If you can't convince yourself 'When I'm down 25%, I'm a buyer' and banish forever the fatal thought of 'When I'm down 25%, I'm a seller,' then you'll never make a decent profit in stocks.

-Peter Lynch

"Even the most thoughtful and steadfast investor is susceptible to the influence of skeptics who yell 'Sell' before it's time to sell...We've all been taught the same adages: 'Take profits when you can,' and 'A sure gain is always better than a possible loss.' But when you've found the right stock and bought it, all the evidence tells you it's going higher, and everything is working in your direction, then it's a shame if you sell. A fivefold gain turns $10,000 into $50,000, but the next five folds turn $10,000 into $250,000. Investing in a 25-bagger is not a regular occurrence even among fund managers, and for the individual, it may only happen once or twice in a lifetime. When you've got one, you might as well enjoy the full benefit."

-Peter Lynch

"Your goal as an investor should simply be to purchase, at a rational price, a part interest in an easily-understandable business whose earnings are virtually certain to be materially higher five, ten and twenty years from now. Over time, you will find only a few companies that meet these standards - so when you see one that qualifies, you should buy a meaningful amount of stock. You must also resist the temptation to stray from your guidelines: If you aren't willing to own a stock for ten years, don't even think about owning it for ten minutes. Put together a portfolio of companies whose aggregate earnings march upward over the years, and so also will the portfolio's market value." -Warren Buffett

"We try to price, rather than time, purchases. In our view, it is folly to forego buying shares in an outstanding business whose long-term future is predictable, because of short-term worries about an economy or a stock market that we know to be unpredictable. Why scrap an informed decision because of an uninformed guess? "We purchased National Indemnity in 1967, See's in 1972, Buffalo News in 1977, Nebraska Furniture Mart in 1983, and Scott Fetzer in 1986 because those are the years they became available and because we thought the prices they carried were acceptable. In each case, we pondered what the business was likely to do, not what the Dow, the Fed, or the economy might do. If we see this approach as making sense in the purchase of businesses in their entirety, why should we change tack when we are purchasing small pieces of wonderful businesses in the stock market?"

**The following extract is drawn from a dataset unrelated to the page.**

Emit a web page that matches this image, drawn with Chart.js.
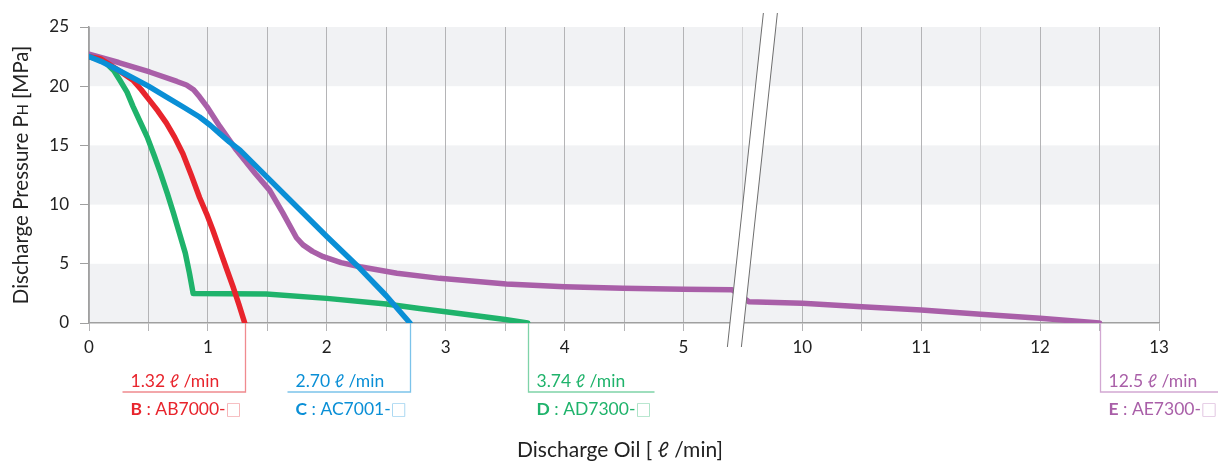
<!DOCTYPE html>
<html>
<head>
<meta charset="utf-8">
<script src="https://cdn.jsdelivr.net/npm/chart.js@4/dist/chart.umd.min.js"></script>
<style>
  html, body { margin: 0; padding: 0; background: #fff; }
  #wrap { width: 1218px; height: 462px; position: relative; }
</style>
</head>
<body>
<div id="wrap"><canvas id="c" width="1218" height="462"></canvas></div>
<script>
// ---- Data (real discharge oil values in l/min, pressure in MPa) ----
const xTickValues = [0, 1, 2, 3, 4, 5, 10, 11, 12, 13];
const yTickValues = [0, 5, 10, 15, 20, 25];

const seriesNames = ['B', 'C', 'D', 'E'];
const modelNames = ['AB7000-', 'AC7001-', 'AD7300-', 'AE7300-'];
const flowLabels = ['1.32 \u2113 /min', '2.70 \u2113 /min', '3.74 \u2113 /min', '12.5 \u2113 /min'];

const flowB = [0, 0.1, 0.176, 0.27, 0.37, 0.44, 0.51, 0.58, 0.65, 0.72, 0.79, 0.86, 0.93, 0.99, 1.04, 1.10, 1.16, 1.21, 1.26, 1.31];
const presB = [22.5, 22.3, 21.8, 21.2, 20.5, 19.7, 18.8, 17.9, 16.9, 15.7, 14.3, 12.5, 10.6, 9.2, 7.9, 6.2, 4.5, 3.1, 1.6, 0];

const flowC = [0, 0.1, 0.2, 0.37, 0.5, 0.65, 0.8, 0.93, 1.02, 1.1, 1.18, 1.27, 1.5, 1.75, 2.0, 2.28, 2.5, 2.7];
const presC = [22.5, 22.1, 21.6, 20.7, 20.0, 19.1, 18.2, 17.4, 16.7, 16.0, 15.3, 14.6, 12.3, 9.8, 7.3, 4.6, 2.3, 0];

const flowD = [0, 0.08, 0.15, 0.21, 0.26, 0.32, 0.37, 0.43, 0.49, 0.55, 0.60, 0.66, 0.71, 0.76, 0.81, 0.845, 0.876, 1.49, 2.0, 2.5, 2.78, 3.0, 3.5, 3.69];
const presD = [22.5, 22.3, 21.9, 21.3, 20.5, 19.5, 18.3, 17.0, 15.7, 14.1, 12.7, 10.9, 9.3, 7.6, 5.9, 4.2, 2.5, 2.45, 2.08, 1.6, 1.22, 0.95, 0.3, 0];

const flowE = [0, 0.25, 0.51, 0.74, 0.82, 0.88, 0.93, 0.99, 1.1, 1.24, 1.4, 1.52, 1.63, 1.745, 1.80, 1.88, 1.97, 2.12, 2.28, 2.59, 2.95, 3.51, 4.0, 4.49, 5.0, 5.41, 9.55, 10, 10.5, 11, 11.5, 12, 12.5];
const presE = [22.7, 22.0, 21.2, 20.4, 20.1, 19.7, 19.1, 18.3, 16.6, 14.6, 12.6, 11.2, 9.3, 7.2, 6.6, 6.05, 5.6, 5.1, 4.75, 4.2, 3.77, 3.3, 3.07, 2.93, 2.85, 2.8, 1.8, 1.66, 1.38, 1.1, 0.73, 0.4, 0];

const colors = ['#e8242c', '#0a8fd6', '#1fb36b', '#a95fa8'];
const lightColors = ['#f08a8f', '#7cc3ea', '#7fd3a8', '#d2a8d2'];

// ---- Broken axis mapping: real values >= 9.5 are shifted left by 4 ----
const BREAK_SHIFT = 4;
function toAxis(v) { return v > 7 ? v - BREAK_SHIFT : v; }
function fromAxis(p) { return p > 5.5 ? p + BREAK_SHIFT : p; }

function makePoints(xs, ys) { return xs.map((x, i) => ({ x: toAxis(x), y: ys[i] })); }

const flows = [flowB, flowC, flowD, flowE];
const pressures = [presB, presC, presD, presE];

const FONT = 'Lato, "Noto Sans", "DejaVu Sans", sans-serif';

const datasets = flows.map((f, i) => ({
  label: seriesNames[i],
  data: makePoints(f, pressures[i]),
  borderColor: colors[i],
  backgroundColor: colors[i],
  borderWidth: 5.5,
  pointRadius: 0,
  tension: 0,
  borderCapStyle: 'round',
  borderJoinStyle: 'round',
  fill: false
}));
// dataset 0 is drawn on top -> blue, red, purple, green (bottom)
const drawOrder = [1, 0, 3, 2];
const orderedDatasets = drawOrder.map(i => datasets[i]);

const bandsPlugin = {
  id: 'bands',
  beforeDraw(chart) {
    const { ctx, chartArea } = chart;
    const y = chart.scales.y;
    ctx.save();
    ctx.fillStyle = '#f1f2f4';
    for (let k = 0; k < yTickValues.length - 1; k += 2) {
      const top = y.getPixelForValue(yTickValues[k + 1]);
      const bot = y.getPixelForValue(yTickValues[k]);
      ctx.fillRect(chartArea.left, top, chartArea.right - chartArea.left, bot - top);
    }
    ctx.restore();
  }
};

const breakPlugin = {
  id: 'axisBreak',
  afterDraw(chart) {
    const { ctx, chartArea } = chart;
    const x = chart.scales.x;
    const cx = x.getPixelForValue(5.5);
    const yTop = chartArea.top - 14;
    const yBot = chartArea.bottom + 24;
    const l1t = cx + 20.5, l1b = cx - 15.5;
    const l2t = cx + 34.5, l2b = cx - 1.5;
    ctx.save();
    ctx.fillStyle = '#ffffff';
    ctx.beginPath();
    ctx.moveTo(l1t, yTop); ctx.lineTo(l2t, yTop); ctx.lineTo(l2b, yBot); ctx.lineTo(l1b, yBot);
    ctx.closePath();
    ctx.fill();
    ctx.strokeStyle = '#6e6e6e';
    ctx.lineWidth = 1;
    ctx.beginPath();
    ctx.moveTo(l1t, yTop); ctx.lineTo(l1b, yBot);
    ctx.moveTo(l2t, yTop); ctx.lineTo(l2b, yBot);
    ctx.stroke();
    ctx.restore();
  }
};

const labelsPlugin = {
  id: 'calloutLabels',
  afterDraw(chart) {
    const { ctx, chartArea } = chart;
    const x = chart.scales.x;
    const lineY = 392;
    const valY = 381;
    const modelY = 409;
    ctx.save();
    ctx.textBaseline = 'middle';
    flows.forEach((f, i) => {
      const endX = Math.round(x.getPixelForValue(toAxis(f[f.length - 1]))) + 0.5;
      const leftSide = i < 2;
      ctx.strokeStyle = lightColors[i];
      ctx.lineWidth = 1.3;
      ctx.beginPath();
      ctx.moveTo(endX, chartArea.bottom);
      ctx.lineTo(endX, lineY);
      if (leftSide) ctx.lineTo(endX - 123, lineY);
      else ctx.lineTo(endX + 126, lineY);
      ctx.stroke();
      const tx = leftSide ? endX - 115 : endX + 8;
      ctx.fillStyle = colors[i];
      ctx.font = '17.5px ' + FONT;
      ctx.textAlign = 'left';
      ctx.fillText(flowLabels[i], tx, valY);
      // model line
      let cur = tx;
      ctx.font = 'bold 17.5px ' + FONT;
      ctx.fillText(seriesNames[i], cur, modelY);
      cur += ctx.measureText(seriesNames[i]).width;
      ctx.font = '17.5px ' + FONT;
      const mid = ' : ' + modelNames[i];
      ctx.fillText(mid, cur, modelY);
      cur += ctx.measureText(mid).width;
      ctx.fillStyle = lightColors[i];
      ctx.font = '16px "Noto Sans CJK JP", "DejaVu Sans", sans-serif';
      ctx.fillText('\u25A1', cur, modelY + 1);
    });
    // axis titles
    ctx.fillStyle = '#222';
    ctx.textAlign = 'center';
    ctx.font = '21px ' + FONT;
    ctx.fillText('Discharge Oil [ \u2113 /min]', 620, 450);
    // y title with small H
    ctx.save();
    ctx.translate(21, 175);
    ctx.rotate(-Math.PI / 2);
    const p1 = 'Discharge Pressure P';
    const p2 = 'H';
    const p3 = ' [MPa]';
    ctx.font = '20.5px ' + FONT;
    const w1 = ctx.measureText(p1).width;
    const w3 = ctx.measureText(p3).width;
    ctx.font = '14.5px ' + FONT;
    const w2 = ctx.measureText(p2).width;
    const total = w1 + w2 + w3;
    let px = -total / 2;
    ctx.textAlign = 'left';
    ctx.textBaseline = 'alphabetic';
    ctx.font = '20.5px ' + FONT;
    ctx.fillText(p1, px, 7); px += w1;
    ctx.font = '14.5px ' + FONT;
    ctx.fillText(p2, px, 7); px += w2;
    ctx.font = '20.5px ' + FONT;
    ctx.fillText(p3, px, 7);
    ctx.restore();
    ctx.restore();
  }
};

const chart = new Chart(document.getElementById('c'), {
  type: 'line',
  data: { datasets: orderedDatasets },
  plugins: [bandsPlugin, breakPlugin, labelsPlugin],
  options: {
    responsive: false,
    animation: false,
    events: [],
    layout: { padding: { top: 27, right: 59, left: 0, bottom: 0 } },
    plugins: { legend: { display: false }, tooltip: { enabled: false } },
    scales: {
      x: {
        type: 'linear',
        min: 0,
        max: toAxis(xTickValues[xTickValues.length - 1]),
        afterBuildTicks(scale) {
          const ticks = [];
          const maxP = toAxis(xTickValues[xTickValues.length - 1]);
          for (let p = 0; p <= maxP + 1e-9; p += 0.5) ticks.push({ value: p });
          scale.ticks = ticks;
        },
        afterFit(scale) { scale.height = 139; },
        ticks: {
          autoSkip: false,
          maxRotation: 0,
          padding: 6,
          color: '#222',
          font: { family: FONT, size: 17 },
          callback(value) {
            const real = fromAxis(value);
            return xTickValues.includes(Math.round(real * 100) / 100) && Math.abs(real - Math.round(real)) < 1e-6 ? String(Math.round(real)) : '';
          }
        },
        grid: {
          color(ctx) {
            const v = ctx.tick ? ctx.tick.value : 0;
            if (Math.abs(v - 5.5) < 1e-6 || Math.abs(v - 7.5) < 1e-6) return '#d2d2d4';
            return '#b4b4b6';
          },
          lineWidth: 1,
          tickLength: 8,
          drawTicks: true
        },
        border: { color: '#a0a0a0', width: 1.5 }
      },
      y: {
        type: 'linear',
        min: yTickValues[0],
        max: yTickValues[yTickValues.length - 1],
        afterBuildTicks(scale) { scale.ticks = yTickValues.map(v => ({ value: v })); },
        afterFit(scale) { scale.width = 89; },
        ticks: {
          padding: 11,
          color: '#222',
          font: { family: FONT, size: 17 }
        },
        grid: {
          drawOnChartArea: false,
          drawTicks: true,
          tickLength: 9,
          color: '#a0a0a0'
        },
        border: { color: '#a0a0a0', width: 1.5 }
      }
    }
  }
});
</script>
</body>
</html>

And also "We will continue to ignore political and economic forecasts, which are an expensive distraction for many investors and businessmen. Thirty years ago, no one could have foreseen the huge expansion of the Vietnam War, wage and price controls, two oil shocks, the resignation of a president, the dissolution of the Soviet Union, a one-day drop in the Dow of 508 points, or treasury bill yields fluctuating between 2.8% and 17.4%. "But, surprise - none of these blockbuster events made the slightest dent in Ben Graham's investment principles. Nor did they render unsound the negotiated purchases of fine businesses at sensible prices. Imagine the cost to us, then, if we had let a fear of unknowns cause us to defer or alter the deployment of capital. Indeed, we have usually made our best purchases when apprehensions about some macro event were at a peak. Fear is the foe of the faddist, but the friend of the fundamentalist. "A different set of major shocks is sure to occur in the next 30 years. We will neither try to predict these nor to profit from them. If we can identify businesses similar to those we have purchased in the past, external surprises will have little effect on our long-term results." -Warren Buffett

"I drew this beautiful woman as my dinner partner a few years ago, and I'd never seen her before. Well, she's married to prominent Angelino, and she sat down next to me and she turned her beautiful face up and she said, "Charlie," she said, "What one word accounts for your remarkable success in life?" And I knew I was being manipulated and that she'd done this before, and I just loved it. I mean I never see this woman without a little lift in my spirits. And by the way I told her I was rational."

-Charlie Munger

So here's to rationality and screw the markets...forever!

Whatever you are up to, I hope it is profitable and ethical!